In The Forgotten Garden by Kate Morton, be prepared to experience a fair amount of disorientation as the action takes you both back and forward through time as well as across two continents. There are three narrators - Nell, Cassandra and Eliza - each are strong women, and each have suffered great loss. Cassandra is trying to finish the quest that her grandmother, Nell, started 25 years ago, a quest to find out who her real parents were and why she was put on a boat and then abandoned by a lady she knew as the Authoress when she was just four years old. After discovering Nell's journal and that her grandmother has left her a house in England she knew nothing about, Cassandra sets off for Cornwall too see it for herself. Slowly, but surely the lives of each of the three women are revealed, as well as how their lives are intertwined.
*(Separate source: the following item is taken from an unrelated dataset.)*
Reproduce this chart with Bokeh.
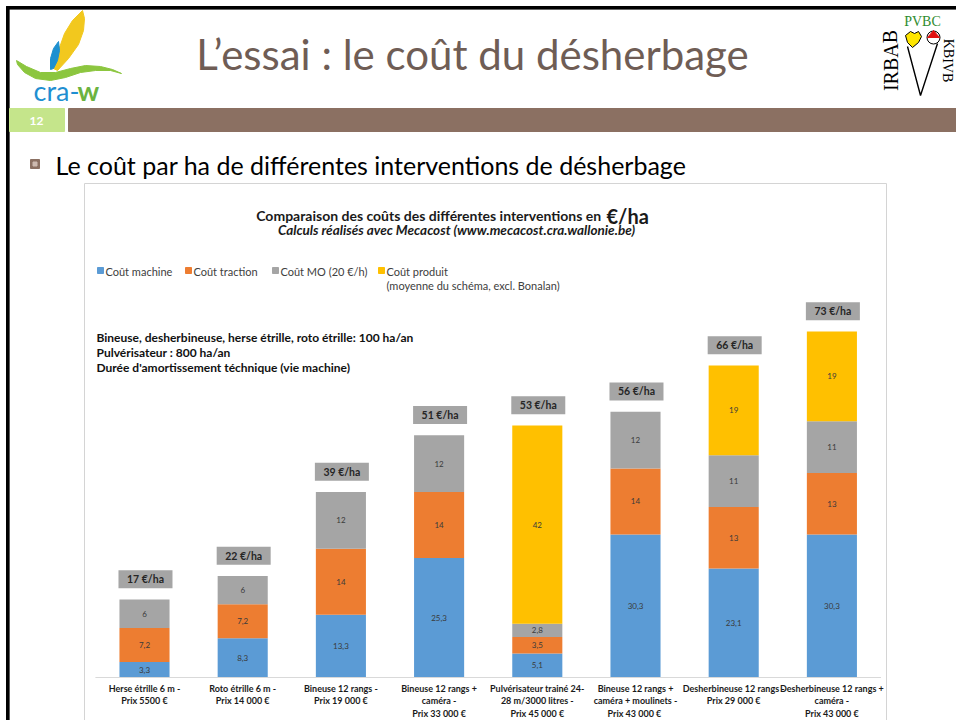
from bokeh.plotting import figure
from bokeh.models import Range1d, ColumnDataSource
from bokeh.embed import file_html
from bokeh.resources import INLINE
from bokeh.core.properties import value

# ---------------- data ----------------
categories = [
    "Herse étrille 6 m -\nPrix 5500 €",
    "Roto étrille 6 m -\nPrix 14 000 €",
    "Bineuse 12 rangs -\nPrix 19 000 €",
    "Bineuse 12 rangs +\ncaméra -\nPrix 33 000 €",
    "Pulvérisateur trainé 24-\n28 m/3000 litres -\nPrix 45 000 €",
    "Bineuse 12 rangs +\ncaméra + moulinets -\nPrix 43 000  €",
    "Desherbineuse 12 rangs -\nPrix 29 000 €",
    "Desherbineuse 12 rangs +\ncaméra -\nPrix 43 000 €",
]
cout_machine = [3.3, 8.3, 13.3, 25.3, 5.1, 30.3, 23.1, 30.3]
cout_traction = [7.2, 7.2, 14, 14, 3.5, 14, 13, 13]
cout_mo = [6, 6, 12, 12, 2.8, 12, 11, 11]
cout_produit = [0, 0, 0, 0, 42, 0, 19, 19]
total_labels = ["17 €/ha", "22 €/ha", "39 €/ha", "51 €/ha", "53 €/ha", "56 €/ha", "66 €/ha", "73 €/ha"]
series_names = ["Coût machine", "Coût traction", "Coût MO (20 €/h)", "Coût produit"]
series_colors = ["#5b9bd5", "#ed7d31", "#a5a5a5", "#ffc000"]
notes = [
    "Bineuse, desherbineuse, herse étrille, roto étrille:  100 ha/an",
    "Pulvérisateur : 800 ha/an",
    "Durée d'amortissement téchnique (vie machine)",
]

# ---------------- layout constants (page pixels) ----------------
W, H = 956, 720
OX, OY = 0, 0
BAR0_X, BAR_STEP = 144.0, 98.2
BASE_Y, PPU = 677.0, 4.72
FONT = "Lato"

p = figure(width=W, height=H, title=None,
           x_range=Range1d(OX, OX + W), y_range=Range1d(OY + H, OY),
           output_backend="svg", toolbar_location=None,
           x_axis_type=None, y_axis_type=None, min_border=0,
           outline_line_color=None, background_fill_color="white",
           border_fill_color="white")
p.extra_x_ranges = {"cat": Range1d((OX - BAR0_X) / BAR_STEP, (OX + W - BAR0_X) / BAR_STEP)}
p.extra_y_ranges = {"val": Range1d((BASE_Y - (OY + H)) / PPU, (BASE_Y - OY) / PPU)}


def T(x, y, s, size, color="#000000", style="normal", align="left",
      baseline="middle", font=FONT, angle=0.0):
    p.text(x=[x], y=[y], text=[s], text_font=value(font),
           text_font_size=f"{size}px", text_color=color,
           text_font_style=style, text_align=align,
           text_baseline=baseline, angle=angle)


# ---------------- slide decorations ----------------
# black frame
p.quad(left=[6], right=[8.6], top=[6], bottom=[OY + H], color="black")
p.quad(left=[6], right=[OX + W], top=[6], bottom=[8.6], color="black")

# cra-w logo
p.patch([53, 58, 64, 72, 82, 84, 83, 78, 68, 57],
        [68, 50, 33, 20, 10, 18, 30, 44, 58, 70], color="#f2c81e")
p.patch([50, 50, 53, 58, 59, 57, 53], [69, 58, 48, 41, 50, 60, 68], color="#1e90d0")
p.patch([16, 26, 40, 55, 70, 85, 100, 112, 121, 110, 95, 80, 65, 50, 35, 24, 17],
        [60, 66, 72, 72, 68, 65, 66, 69, 73, 70, 70, 72, 77, 80, 78, 72, 64],
        color="#8cc63f")
T(33, 90, "cra-", 27, color="#1f8fd1")
T(77, 90, "w", 27, color="#6cb33f", style="bold")

# IRBAB / PVBC logo
T(890, 60, "IRBAB", 20, color="#000000", align="center", font="Liberation Serif", angle=1.5708)
T(922, 21, "PVBC", 14, color="#2e8b2e", align="center", font="Liberation Serif")
p.patch([905, 910, 914, 918, 921, 918, 912, 907], [35, 31, 33, 31, 36, 42, 47, 42],
        fill_color="#ffe600", line_color="black")
p.circle(x=[933], y=[37], radius=6.5, fill_color="white", line_color="black")
p.patch([927, 933, 939], [37, 30, 37], color="#e01010")
p.line([907, 920, 937], [46, 95, 43], line_color="black", line_width=1.4)
T(947.5, 60, "KBIVB", 14, color="#000000", align="center", font="Liberation Serif", angle=-1.5708)

# slide number + brown bar
p.quad(left=[9], right=[64], top=[108], bottom=[131], color="#c5e58b")
T(36, 120, "12", 12, color="white", style="bold", align="center")
p.quad(left=[68], right=[OX + W], top=[108], bottom=[131], color="#8b7062")

# slide title
T(472, 53, "L’essai : le coût du désherbage", 42, color="#6f5d55", align="center")

# bullet line
p.quad(left=[30], right=[39], top=[159], bottom=[168], color="#8b7062")
p.quad(left=[32.5], right=[36.5], top=[161.5], bottom=[165.5], color="#cdbab0")
T(55, 164, "Le coût par ha de différentes interventions de désherbage", 25, color="#000000")

# chart picture frame
p.quad(left=[84], right=[886], top=[183], bottom=[OY + H + 5],
       fill_color="white", line_color="#d4d4d4", line_width=1)

# chart titles
T(604, 215, "Comparaison des coûts des différentes interventions en ", 14,
  color="#1a1a1a", style="bold", align="right", baseline="alphabetic")
T(606, 215, "€/ha", 20, color="#1a1a1a", style="bold", baseline="alphabetic")
T(456, 229, "Calculs réalisés avec Mecacost (www.mecacost.cra.wallonie.be)", 13.5,
  color="#1a1a1a", style="bold italic", align="center")

# legend
leg_x = [97, 185, 272, 378]
for lx, name, col in zip(leg_x, series_names, series_colors):
    p.quad(left=[lx], right=[lx + 6], top=[267], bottom=[273], color=col)
    T(lx + 8, 270.5, name, 11, color="#404040")
T(386, 285, "(moyenne du schéma, excl. Bonalan)", 11, color="#404040")

# notes
for k, line in enumerate(notes):
    T(96, 337 + 15 * k, line, 12, color="#111111", style="bold")

# ---------------- stacked bars ----------------
idx = list(range(len(categories)))
src = ColumnDataSource(dict(x=idx, machine=cout_machine, traction=cout_traction,
                            mo=cout_mo, produit=cout_produit))
p.vbar_stack(["machine", "traction", "mo", "produit"], x="x", width=0.51,
             color=series_colors, line_color=None, source=src,
             x_range_name="cat", y_range_name="val")

# baseline
p.line(x=[-0.5, len(categories) - 0.5], y=[0, 0], line_color="#d9d9d9",
       line_width=1, x_range_name="cat", y_range_name="val")

# segment labels
lx, ly, lt = [], [], []
for i in idx:
    bottom = 0.0
    for v in (cout_machine[i], cout_traction[i], cout_mo[i], cout_produit[i]):
        if v > 0:
            lx.append(i)
            ly.append(bottom + v / 2)
            lt.append(f"{v:g}".replace(".", ","))
        bottom += v
p.text(x=lx, y=ly, text=lt, text_font=value(FONT), text_font_size="8px",
       text_color="#3a3a3a", text_align="center", text_baseline="middle",
       x_range_name="cat", y_range_name="val")

# total boxes
totals = [a + b + c + d for a, b, c, d in zip(cout_machine, cout_traction, cout_mo, cout_produit)]
box_y = [t + 4.3 for t in totals]
p.rect(x=[i + 0.01 for i in idx], y=box_y, width=54, height=18,
       width_units="screen", height_units="screen", fill_color="#a5a5a5",
       line_color=None, x_range_name="cat", y_range_name="val")
p.text(x=[i + 0.01 for i in idx], y=box_y, text=total_labels, text_font=value(FONT),
       text_font_size="10.5px", text_font_style="bold", text_color="#262626",
       text_align="center", text_baseline="middle",
       x_range_name="cat", y_range_name="val")

# category labels
p.text(x=idx, y=[682] * len(idx), text=categories, text_font=value(FONT),
       text_font_size="9px", text_font_style="bold", text_color="#1a1a1a",
       text_align="center", text_baseline="top", text_line_height=1.15,
       x_range_name="cat")

open("out.html", "w").write(file_html(p, INLINE))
As mentioned before, there is a heck of a lot of toing and froing, and you definitely need to keep your wits about you to avoid getting lost ... have just thought ... there is a maze which features heavily in the titular garden ... a coincidence ... I think not! Overall, this is a family saga, but tied up around a bit of a mystery. There are some strong characters, but I felt that the male characters, with the exception of one, were totally unsympathetic, which meant they didn't provide any depth. It is also overly long and could have done with some sympathetic editing to tighten up the flabby, repetitive parts. I also found one of the main events somewhat unbelievable. For such a long book, there were still a couple of loose threads left behind unless I managed to miss them in the maze! It is an easy enough read, good for a holiday (which is what I am on right now), but it didn't stimulate my mind in the way that it could have.
My STAR rating: THREE.
Length: 645 print pages.
Price I paid: free, borrowed from a friend.
Formats available: print; unabridged mp3 CD; unabridged audio download; ebook.